• **TO BE DONE**
Exactly as written, write out the lines below from the first to the one containing "1830, 1850, 1870];", inclusive. Pictures do not belong in the copy.

------

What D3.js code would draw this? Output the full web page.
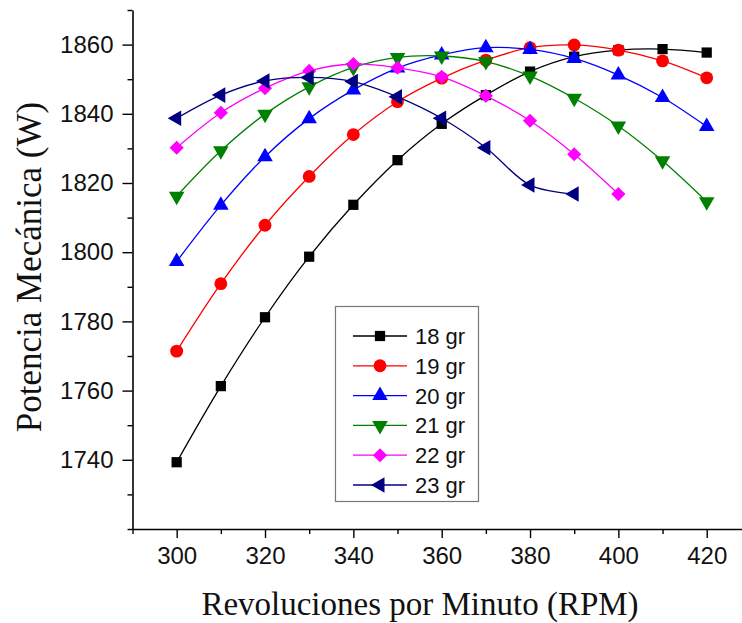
<!DOCTYPE html>
<html>
<head>
<meta charset="utf-8">
<script src="https://cdn.jsdelivr.net/npm/d3@7"></script>
<style>
  html, body { margin: 0; padding: 0; background: #fff; }
  svg { display: block; }
</style>
</head>
<body>
<svg id="chart" width="742" height="623"></svg>
<script>
// Mechanical power vs rotor speed, one curve per blade mass
const rpm = [300, 310, 320, 330, 340, 350, 360, 370, 380, 390, 400, 410, 420];

const g18 = [1739.3, 1761.3, 1781.2, 1798.7, 1813.7, 1826.6, 1837.1, 1845.4, 1852.2, 1856.5, 1858.4, 1858.7, 1857.7];
const g19 = [1771.4, 1790.9, 1807.8, 1821.9, 1834.0, 1843.5, 1850.3, 1855.5, 1859.1, 1859.9, 1858.4, 1855.3, 1850.4];
const g20 = [1797.3, 1813.6, 1827.6, 1838.6, 1846.9, 1853.2, 1857.0, 1859.1, 1858.6, 1856.0, 1851.2, 1844.7, 1836.3];
const g21 = [1816.2, 1829.3, 1839.9, 1847.8, 1853.4, 1856.3, 1856.7, 1855.1, 1850.9, 1844.5, 1836.5, 1826.4, 1814.6];
const g22 = [1830.2, 1840.3, 1847.4, 1852.4, 1854.4, 1853.3, 1850.7, 1845.2, 1838.0, 1828.3, 1816.8];
const g23 = [1838.7, 1845.4, 1849.5, 1850.5, 1849.3, 1844.9, 1838.7, 1830.2, 1819.4, 1816.8];

const seriesNames = ["18 gr", "19 gr", "20 gr", "21 gr", "22 gr", "23 gr"];
const seriesValues = [g18, g19, g20, g21, g22, g23];

const xTicksMajor = [300, 320, 340, 360, 380, 400, 420];
const xTicksMinor = [290, 310, 330, 350, 370, 390, 410, 430];
const yTicksMajor = [1740, 1760, 1780, 1800, 1820, 1840, 1860];
const yTicksMinor = [1720, 1730, 1750, 1770, 1790, 1810, 1830, 1850, 1870];

const xTitle = "Revoluciones por Minuto (RPM)";
const yTitle = "Potencia Mecánica (W)";

// styling per series: colour, symbol type, rotation, symbol area
const styles = [
  { color: "#000000", type: d3.symbolSquare,   rot: 0,   size: 105 },
  { color: "#ff0000", type: d3.symbolCircle,   rot: 0,   size: 130 },
  { color: "#0000ff", type: d3.symbolTriangle, rot: 0,   size: 105 },
  { color: "#008000", type: d3.symbolTriangle, rot: 180, size: 105 },
  { color: "#ff00ff", type: d3.symbolSquare,   rot: 45,  size: 100 },
  { color: "#000080", type: d3.symbolTriangle, rot: -90, size: 105 }
];

const svg = d3.select("#chart");
svg.append("rect").attr("width", 742).attr("height", 623).attr("fill", "#fff");

const x0 = 132.5, yBottom = 529, yTop = 10;
const pxPerRpm = 4.417;
const x = d3.scaleLinear().domain([290, 430]).range([x0, x0 + 140 * pxPerRpm]);
const y = d3.scaleLinear().domain([1720, 1870]).range([yBottom, yTop]);

const sans = "'Liberation Sans', Arial, sans-serif";
const serif = "'Liberation Serif', 'Times New Roman', serif";

// axes
const xAxisG = svg.append("g").attr("transform", `translate(0,${yBottom})`);
xAxisG.call(d3.axisBottom(x).tickValues(xTicksMajor).tickSize(9).tickSizeOuter(0).tickPadding(9)
  .tickFormat(d3.format("d")));
xAxisG.append("g").call(d3.axisBottom(x).tickValues(xTicksMinor).tickSize(5).tickFormat(""))
  .select(".domain").remove();

const yAxisG = svg.append("g").attr("transform", `translate(${x0},0)`);
yAxisG.call(d3.axisLeft(y).tickValues(yTicksMajor).tickSize(10).tickSizeOuter(0).tickPadding(9)
  .tickFormat(d3.format("d")));
yAxisG.append("g").call(d3.axisLeft(y).tickValues(yTicksMinor).tickSize(5).tickFormat(""))
  .select(".domain").remove();

svg.selectAll(".domain").attr("stroke", "#000").attr("stroke-width", 1.6);
svg.selectAll(".tick line").attr("stroke", "#000").attr("stroke-width", 1.4);
svg.selectAll(".tick text").attr("font-family", sans).attr("font-size", 24).attr("fill", "#111");

// axis titles
svg.append("text")
  .attr("x", 420).attr("y", 615)
  .attr("text-anchor", "middle")
  .attr("font-family", serif).attr("font-size", 33).attr("fill", "#111")
  .text(xTitle);

svg.append("text")
  .attr("transform", `translate(41,267) rotate(-90)`)
  .attr("text-anchor", "middle")
  .attr("font-family", serif).attr("font-size", 35).attr("fill", "#111")
  .text(yTitle);

// series
const line = d3.line()
  .x(d => x(d[0]))
  .y(d => y(d[1]))
  .curve(d3.curveCatmullRom.alpha(0.5));

seriesValues.forEach((vals, i) => {
  const st = styles[i];
  const pts = vals.map((v, j) => [rpm[j], v]);
  const g = svg.append("g");
  g.append("path")
    .datum(pts)
    .attr("d", line)
    .attr("fill", "none")
    .attr("stroke", st.color)
    .attr("stroke-width", 1.3);
  g.selectAll("path.m")
    .data(pts)
    .join("path")
    .attr("class", "m")
    .attr("d", d3.symbol().type(st.type).size(st.size))
    .attr("transform", d => `translate(${x(d[0])},${y(d[1])}) rotate(${st.rot})`)
    .attr("fill", st.color);
});

// legend
const lg = svg.append("g");
lg.append("rect")
  .attr("x", 335.5).attr("y", 306.5).attr("width", 143).attr("height", 195)
  .attr("fill", "#fff").attr("stroke", "#777").attr("stroke-width", 1.2);

seriesNames.forEach((name, i) => {
  const st = styles[i];
  const cy = 336 + i * 29.8;
  lg.append("line")
    .attr("x1", 353).attr("x2", 407).attr("y1", cy).attr("y2", cy)
    .attr("stroke", st.color).attr("stroke-width", 1.3);
  lg.append("path")
    .attr("d", d3.symbol().type(st.type).size(st.size)())
    .attr("transform", `translate(380,${cy}) rotate(${st.rot})`)
    .attr("fill", st.color);
  lg.append("text")
    .attr("x", 415).attr("y", cy + 8)
    .attr("font-family", sans).attr("font-size", 22).attr("fill", "#111")
    .text(name);
});
</script>
</body>
</html>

------

• **PROBLEM SOLUTION**
What D3.js code would draw this? Output the full web page.
<!DOCTYPE html>
<html>
<head>
<meta charset="utf-8">
<script src="https://cdn.jsdelivr.net/npm/d3@7"></script>
<style>
  html, body { margin: 0; padding: 0; background: #fff; }
  svg { display: block; }
</style>
</head>
<body>
<svg id="chart" width="742" height="623"></svg>
<script>
// Mechanical power vs rotor speed, one curve per blade mass
const rpm = [300, 310, 320, 330, 340, 350, 360, 370, 380, 390, 400, 410, 420];

const g18 = [1739.3, 1761.3, 1781.2, 1798.7, 1813.7, 1826.6, 1837.1, 1845.4, 1852.2, 1856.5, 1858.4, 1858.7, 1857.7];
const g19 = [1771.4, 1790.9, 1807.8, 1821.9, 1834.0, 1843.5, 1850.3, 1855.5, 1859.1, 1859.9, 1858.4, 1855.3, 1850.4];
const g20 = [1797.3, 1813.6, 1827.6, 1838.6, 1846.9, 1853.2, 1857.0, 1859.1, 1858.6, 1856.0, 1851.2, 1844.7, 1836.3];
const g21 = [1816.2, 1829.3, 1839.9, 1847.8, 1853.4, 1856.3, 1856.7, 1855.1, 1850.9, 1844.5, 1836.5, 1826.4, 1814.6];
const g22 = [1830.2, 1840.3, 1847.4, 1852.4, 1854.4, 1853.3, 1850.7, 1845.2, 1838.0, 1828.3, 1816.8];
const g23 = [1838.7, 1845.4, 1849.5, 1850.5, 1849.3, 1844.9, 1838.7, 1830.2, 1819.4, 1816.8];

const seriesNames = ["18 gr", "19 gr", "20 gr", "21 gr", "22 gr", "23 gr"];
const seriesValues = [g18, g19, g20, g21, g22, g23];

const xTicksMajor = [300, 320, 340, 360, 380, 400, 420];
const xTicksMinor = [290, 310, 330, 350, 370, 390, 410, 430];
const yTicksMajor = [1740, 1760, 1780, 1800, 1820, 1840, 1860];
const yTicksMinor = [1720, 1730, 1750, 1770, 1790, 1810, 1830, 1850, 1870];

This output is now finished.